Business must drive collective action and face up to ‘underlying water risks’

Companies only undertaking water-related activities from a Corporate Social Responsibility (CSR) perspective, are unlikely to address the underlying water risks they face, nor harness the potential opportunities, a new report claims.


According to the report by environmental group WWF, becoming a good water steward necessitates shifting from ad hoc and philanthropic initiatives to recognising water as a strategic and core business issue that is material to profits and long-term opportunities for growth.

Coinciding with World Water Week, which starts on September 1 in Stockholm, the report looks at how businesses are dealing with water issues and how to facilitate water stewardship.

Introducing five steps to effective stewardship, the report urges greater water awareness and knowledge of the impacts related to water. However, its focal message is ‘collective action’.

Stressing the importance of partnerships, the report says that in order to create sustainable solutions, water stewardship partnerships should encompass the range of stakeholders that have an interest in water management, and engage the expertise, resources and institutional capital of others.

“It is essential that businesses engaging in water stewardship recognise, understand and respect the efforts that have already been made on water management by these stakeholders,” the report says.

“For these partnerships to be successful they must address shared risks; that is, activities should tackle problems that are relevant for all the partners, and not just those specific to the business,” it adds.

WWF argue that companies share a need with the public for reliable water services and sustainable water management.

Referring to “shared risk”, WWF says this is the idea that companies have an incentive to invest in sustainable water management beyond their “fence-line” in a way that advances the public interest, because it manages business risk at the same time.

Shared risk does not imply that water challenges create an equal and similar risk or sense of urgency to all stakeholders. It instead shows the concept elevates local water challenges as a common or shared problem and, ideally, triggers proactive and collaborative responses.

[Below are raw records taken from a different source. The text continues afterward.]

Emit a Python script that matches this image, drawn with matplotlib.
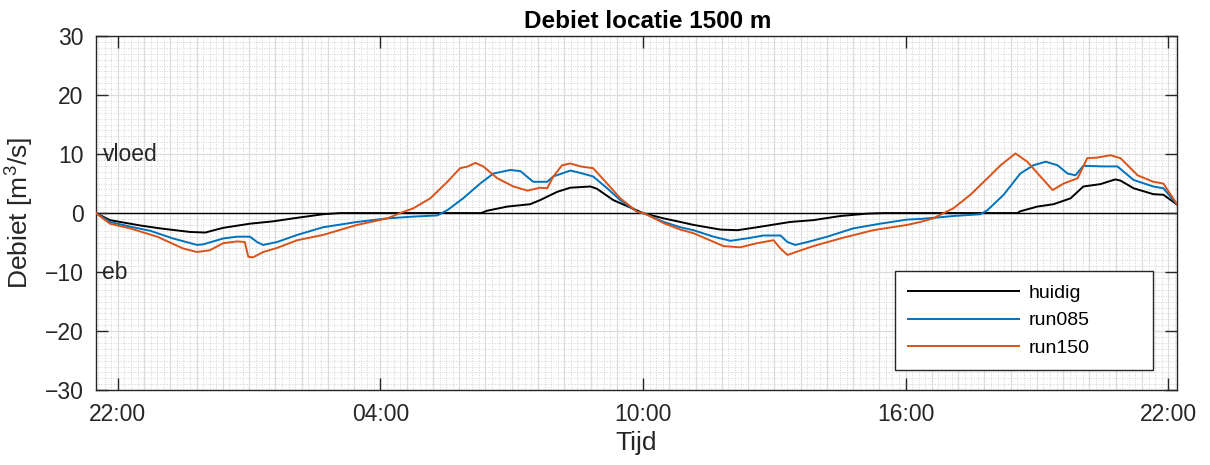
import numpy as np
import pandas as pd
import matplotlib
matplotlib.use('Agg')
import matplotlib.pyplot as plt
import matplotlib.dates as mdates

plt.rcParams['font.family'] = ['Liberation Sans', 'DejaVu Sans']
plt.rcParams['mathtext.fontset'] = 'custom'
plt.rcParams['mathtext.rm'] = 'Liberation Sans'
plt.rcParams['mathtext.it'] = 'Liberation Sans:italic'

# time in hours after 22:00 on the first day, debiet in m3/s
t_huidig = [-0.5, -0.18, 0.51, 0.97, 1.65, 2.0, 2.2, 2.41, 3.02, 3.55, 4.10, 4.69, 5.08,
            8.30, 8.44, 8.90, 9.42, 9.65, 10.04, 10.34, 10.80, 10.95, 11.32, 12.0,
            12.47, 12.85, 13.15, 13.77, 14.16, 14.61, 15.37, 15.89, 16.51, 17.12, 17.5,
            20.55, 20.62, 21.01, 21.38, 21.77, 22.06, 22.45, 22.79, 22.91, 23.21,
            23.66, 23.89, 24.21]
q_huidig = [0, -1.2, -2.1, -2.6, -3.2, -3.3, -2.9, -2.5, -1.8, -1.4, -0.8, -0.2, 0,
            0, 0.4, 1.1, 1.5, 2.2, 3.6, 4.3, 4.5, 4.1, 2.2, 0,
            -0.9, -1.5, -2.0, -2.8, -2.9, -2.4, -1.5, -1.2, -0.5, -0.1, 0,
            0, 0.3, 1.1, 1.5, 2.5, 4.5, 4.9, 5.7, 5.5, 4.2,
            3.2, 3.1, 1.4]

t_run085 = [-0.5, -0.18, 0.28, 0.74, 1.26, 1.81, 1.95, 2.41, 2.73, 3.02, 3.18, 3.32,
            3.64, 4.10, 4.69, 5.47, 6.16, 6.75, 7.30, 7.53, 7.89, 8.28, 8.58, 8.97,
            9.20, 9.49, 9.81, 9.95, 10.34, 10.57, 10.86, 11.18, 11.48, 11.87, 12.0,
            12.47, 12.85, 13.15, 13.61, 14.0, 14.45, 14.75, 15.14, 15.30, 15.48,
            15.76, 16.21, 16.80, 17.42, 18.04, 18.34, 18.8, 19.09, 19.71, 19.87,
            20.24, 20.62, 20.92, 21.20, 21.47, 21.70, 21.88, 22.06, 22.52, 22.84,
            23.21, 23.66, 23.89, 24.21]
q_run085 = [0, -1.5, -2.3, -3.0, -4.3, -5.4, -5.3, -4.3, -4.0, -4.0, -4.9, -5.4,
            -4.9, -3.7, -2.4, -1.5, -0.9, -0.6, -0.4, 0.5, 2.5, 5.0, 6.7, 7.3,
            7.1, 5.3, 5.3, 6.2, 7.2, 6.8, 6.2, 4.2, 2.2, 0.2, 0,
            -1.5, -2.4, -2.9, -4.0, -4.7, -4.2, -3.8, -3.8, -4.9, -5.4,
            -4.9, -4.0, -2.6, -1.8, -1.1, -1.0, -0.7, -0.5, -0.2, 0.5,
            3.1, 6.7, 8.1, 8.7, 8.1, 6.7, 6.4, 8.0, 7.9, 7.9,
            5.6, 4.5, 4.2, 1.4]

t_run150 = [-0.5, -0.18, 0.28, 0.90, 1.49, 1.81, 2.1, 2.41, 2.73, 2.9, 2.98, 3.09,
            3.32, 3.64, 4.10, 4.69, 5.47, 6.16, 6.45, 6.75, 7.14, 7.53, 7.82, 8.0,
            8.17, 8.35, 8.67, 9.04, 9.36, 9.65, 9.81, 9.95, 10.15, 10.34, 10.57,
            10.86, 11.18, 11.48, 11.87, 12.0, 12.10, 12.47, 12.85, 13.15, 13.84,
            14.22, 14.61, 14.98, 15.14, 15.30, 15.53, 15.89, 16.51, 17.26, 18.04,
            18.34, 18.63, 18.79, 19.09, 19.48, 19.87, 20.17, 20.51, 20.78, 21.08,
            21.36, 21.61, 21.93, 22.15, 22.38, 22.68, 22.91, 23.30, 23.66, 23.89,
            24.21]
q_run150 = [0, -1.8, -2.6, -4.0, -6.0, -6.6, -6.3, -5.1, -4.8, -4.9, -7.4, -7.5,
            -6.6, -5.9, -4.6, -3.7, -2.0, -0.9, 0, 0.8, 2.5, 5.3, 7.6, 7.9,
            8.5, 7.9, 5.9, 4.5, 3.8, 4.3, 4.2, 6.2, 8.1, 8.4, 7.9,
            7.6, 5.0, 2.5, 0.2, 0, -0.3, -1.7, -2.8, -3.4, -5.6,
            -5.8, -5.1, -4.6, -6.0, -7.1, -6.5, -5.6, -4.3, -2.9, -2.0,
            -1.5, -0.9, -0.3, 0.8, 3.1, 5.9, 8.1, 10.1, 8.7, 6.2,
            3.9, 5.0, 5.9, 9.3, 9.4, 9.8, 9.3, 6.4, 5.3, 5.0,
            1.4]

start = pd.Timestamp('2020-01-01 22:00')


def to_time(hours):
    return (start + pd.to_timedelta(np.asarray(hours, dtype=float), unit='h')).to_numpy()


fig = plt.figure(figsize=(12.1, 4.65), dpi=100)
ax = fig.add_axes([0.0793, 0.161, 0.8934, 0.7616])

t0, t1 = to_time([-0.5, 24.2])
ax.set_xlim(t0, t1)
ax.set_ylim(-30, 30)

# grid: fine dotted lines, solid lines every 36 min and every 10 m3/s
grid_c = '#d4d4d4'
for h in np.arange(-0.45, 24.2, 0.15):
    ax.axvline(to_time([h])[0], color=grid_c, lw=0.7, ls=(0, (1, 1.5)), zorder=0)
for y in range(-30, 31):
    ax.axhline(y, color=grid_c, lw=0.7, ls=(0, (1, 1.5)), zorder=0)
for h in np.arange(0.0, 24.2, 0.6):
    ax.axvline(to_time([h])[0], color='#dcdcdc', lw=0.9, zorder=0)
for y in range(-30, 31, 10):
    ax.axhline(y, color='#dcdcdc', lw=0.9, zorder=0)

ax.axhline(0, color='black', lw=1.0, zorder=1)

ax.plot(to_time(t_huidig), q_huidig, color='black', lw=1.4, label='huidig', zorder=3)
ax.plot(to_time(t_run085), q_run085, color='#0072BD', lw=1.4, label='run085', zorder=3)
ax.plot(to_time(t_run150), q_run150, color='#D95319', lw=1.4, label='run150', zorder=3)

ax.xaxis.set_major_locator(mdates.HourLocator(byhour=[4, 10, 16, 22]))
ax.xaxis.set_major_formatter(mdates.DateFormatter('%H:%M'))
ax.set_yticks(range(-30, 31, 10))
ax.tick_params(direction='in', top=True, right=True, length=8.5, width=1,
               labelsize=16.5, colors='#262626', pad=9)
for s in ax.spines.values():
    s.set_color('#262626')
    s.set_linewidth(1)

ax.text(0.006, 10, 'vloed', transform=ax.get_yaxis_transform(), fontsize=16.5,
        color='#262626', va='center', ha='left')
ax.text(0.006, -10, 'eb', transform=ax.get_yaxis_transform(), fontsize=16.5,
        color='#262626', va='center', ha='left')

ax.set_title('Debiet locatie 1500 m', fontsize=17.5, fontweight='bold', x=0.51, pad=6)
ax.set_xlabel('Tijd', fontsize=19, color='#262626', labelpad=4)
ax.set_ylabel('Debiet [m$^3$/s]', fontsize=19, color='#262626', labelpad=6)

leg = ax.legend(loc='lower left', bbox_to_anchor=(0.739, 0.056, 0.239, 0.274),
                mode='expand', fontsize=14, handlelength=5.7, handletextpad=0.5,
                labelspacing=0.5, borderpad=0.7, borderaxespad=0, fancybox=False,
                framealpha=1)
leg.get_frame().set_edgecolor('#262626')
leg.get_frame().set_linewidth(1)
for line in leg.get_lines():
    line.set_linewidth(1.4)

fig.savefig('out.png', dpi=100)
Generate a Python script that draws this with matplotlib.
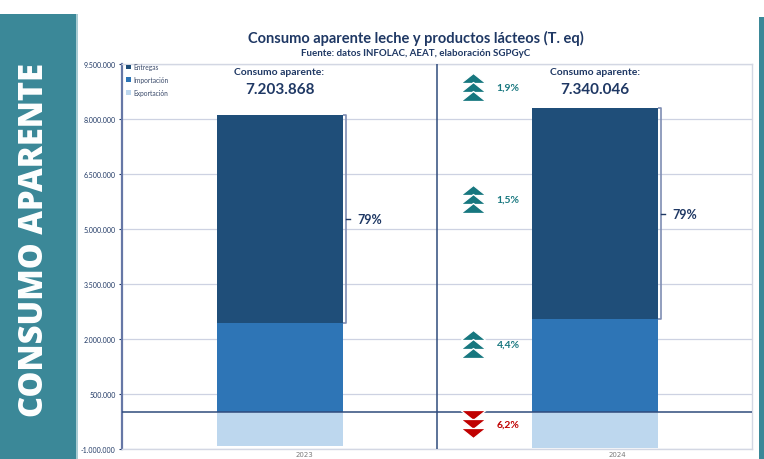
import matplotlib
matplotlib.use("Agg")
import matplotlib.pyplot as plt
from matplotlib.patches import Rectangle
import numpy as np

# ---- data ----
years = ["2023", "2024"]
entregas = [5680000, 5765000]
importacion = [2430000, 2537000]
exportacion = [-906000, -962000]
consumo_labels = ["7.203.868", "7.340.046"]
share_labels = ["79%", "79%"]
var_labels = ["1,9%", "1,5%", "4,4%", "6,2%"]
var_dirs = ["up", "up", "up", "down"]
var_levels = [8870000, 5820000, 1865000, -320000]
yticks = [-1000000, 500000, 2000000, 3500000, 5000000, 6500000, 8000000, 9500000]

C_ENT = "#1f4e79"
C_IMP = "#2e75b6"
C_EXP = "#bdd7ee"
NAVY = "#1f3864"
TEAL = "#17777f"
RED = "#c00000"
BAND = "#3b8898"

W, H = 764, 460
fig = plt.figure(figsize=(W / 100, H / 100), dpi=100)
fig.patch.set_facecolor("white")

def px(x, y):
    return x / W, 1 - y / H

# left band
fig.patches.append(Rectangle((0, 0), 76 / W, 445 / H, transform=fig.transFigure,
                             facecolor=BAND, edgecolor="none", zorder=0))
fig.patches.append(Rectangle((76 / W, 0), 2 / W, 445 / H, transform=fig.transFigure,
                             facecolor="#a9ccd3", edgecolor="none", zorder=0))
fig.patches.append(Rectangle((759 / W, 0), 5 / W, 442 / H, transform=fig.transFigure,
                             facecolor=BAND, edgecolor="none", zorder=0))
fig.text(*px(34, 240), "CONSUMO APARENTE", rotation=90, color="white",
         fontsize=23.5, fontweight="heavy", family="Open Sans", ha="center", va="center")

# titles
fig.text(*px(416, 38), "Consumo aparente leche y productos lácteos (T. eq)",
         color=NAVY, fontsize=10.5, fontweight="bold", family="Lato", ha="center", va="center")
fig.text(*px(416, 53), "Fuente: datos INFOLAC, AEAT, elaboración SGPGyC",
         color=NAVY, fontsize=7, fontweight="bold", family="Lato", ha="center", va="center")

ax = fig.add_axes([122 / W, 10 / H, 630 / W, 385 / H])
ax.set_xlim(0, 2)
ax.set_ylim(-1000000, 9500000)

x = np.array([0.5, 1.5])
bw = 0.4
ax.bar(x, entregas, bw, bottom=importacion, color=C_ENT, label="Entregas", zorder=3)
ax.bar(x, importacion, bw, color=C_IMP, label="Importación", zorder=3)
ax.bar(x, exportacion, bw, color=C_EXP, label="Exportación", zorder=3)

ax.set_yticks(yticks)
ax.set_yticklabels([f"{v:,.0f}".replace(",", ".") for v in yticks],
                   fontsize=5, color=NAVY, family="Lato")
ax.tick_params(axis="y", length=2.5, width=0.8, color=NAVY, pad=2)
ax.set_xticks([])
ax.grid(axis="y", color="#cdd2e2", linewidth=0.9, zorder=0)
for s in ["top", "right", "bottom"]:
    ax.spines[s].set_color("#d3d7e3")
    ax.spines[s].set_linewidth(1)
ax.spines["left"].set_color("#6677a6")
ax.spines["left"].set_linewidth(1.6)

ax.axhline(0, color="#2f4b7c", linewidth=1.1, zorder=4)
ax.axvline(1.0, color="#2f4b7c", linewidth=1.1, zorder=4)

leg = ax.legend(loc="upper left", bbox_to_anchor=(0.0, 1.012), frameon=False,
                handlelength=0.7, handleheight=0.7, handletextpad=0.4,
                labelspacing=0.85, borderaxespad=0.2, prop={"family": "Lato", "size": 4.8})
for t in leg.get_texts():
    t.set_color("#3a4a6a")

# consumo labels, brackets
for i in range(2):
    ax.text(x[i], 9300000, "Consumo aparente:", color=NAVY, fontsize=7.5,
            fontweight="bold", family="Lato", ha="center", va="center", zorder=5)
    ax.text(x[i], 8830000, consumo_labels[i], color=NAVY, fontsize=11,
            fontweight="bold", family="Lato", ha="center", va="center", zorder=5)
    lo = importacion[i]
    hi = importacion[i] + entregas[i]
    bx = x[i] + bw / 2 + 0.012
    ax.plot([bx - 0.01, bx, bx, bx - 0.01], [hi, hi, lo, lo], color="#7f8db3",
            linewidth=1.2, zorder=5, solid_capstyle="butt")
    mid = (lo + hi) / 2
    ax.plot([bx, bx + 0.012], [mid, mid], color=NAVY, linewidth=1.0, zorder=5)
    ax.text(bx + 0.036, mid, share_labels[i], color=NAVY, fontsize=9,
            fontweight="bold", family="Lato", ha="left", va="center", zorder=5)

# chevrons
up_tri = [(-1, -0.4), (1, -0.4), (0, 0.4), (-1, -0.4)]
down_tri = [(-1, 0.4), (1, 0.4), (0, -0.4), (-1, 0.4)]
step = 240000
ax_x = 1.114
for lab, d, lev in zip(var_labels, var_dirs, var_levels):
    col = TEAL if d == "up" else RED
    mk = up_tri if d == "up" else down_tri
    ys = [lev + step, lev, lev - step]
    ax.plot([ax_x] * 3, ys, linestyle="none", marker=mk, markersize=18,
            markerfacecolor=col, markeredgecolor="white", markeredgewidth=0.9, zorder=6)
    ax.text(ax_x + 0.075, lev, lab, color=col, fontsize=7.5, fontweight="bold",
            family="Lato", ha="left", va="center", zorder=6)

# year labels at bottom
fig.text(*px(304, 455), years[0], fontsize=5, color="#7a7a7a", ha="center", va="center")
fig.text(*px(617, 455), years[1], fontsize=5, color="#7a7a7a", ha="center", va="center")

fig.savefig("out.png", dpi=100, facecolor="white")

An additional concern raised in the report is how often companies seek to model their water strategy on carbon measures, off-sets and lifecycle assessments. “Water is not carbon,” it warns.

“While there is wide agreement that water is ‘different’ and that water in one basin is not equivalent to water in another, this has not slowed the number of carbon and off-set organisations moving into water,” it says.

WWF claim that almost all of these initiatives have a long way to go to shake off their bias toward internal efficiency and weak analysis of impact, and begin to be relevant to stewardship and the external context of shared water-related risk.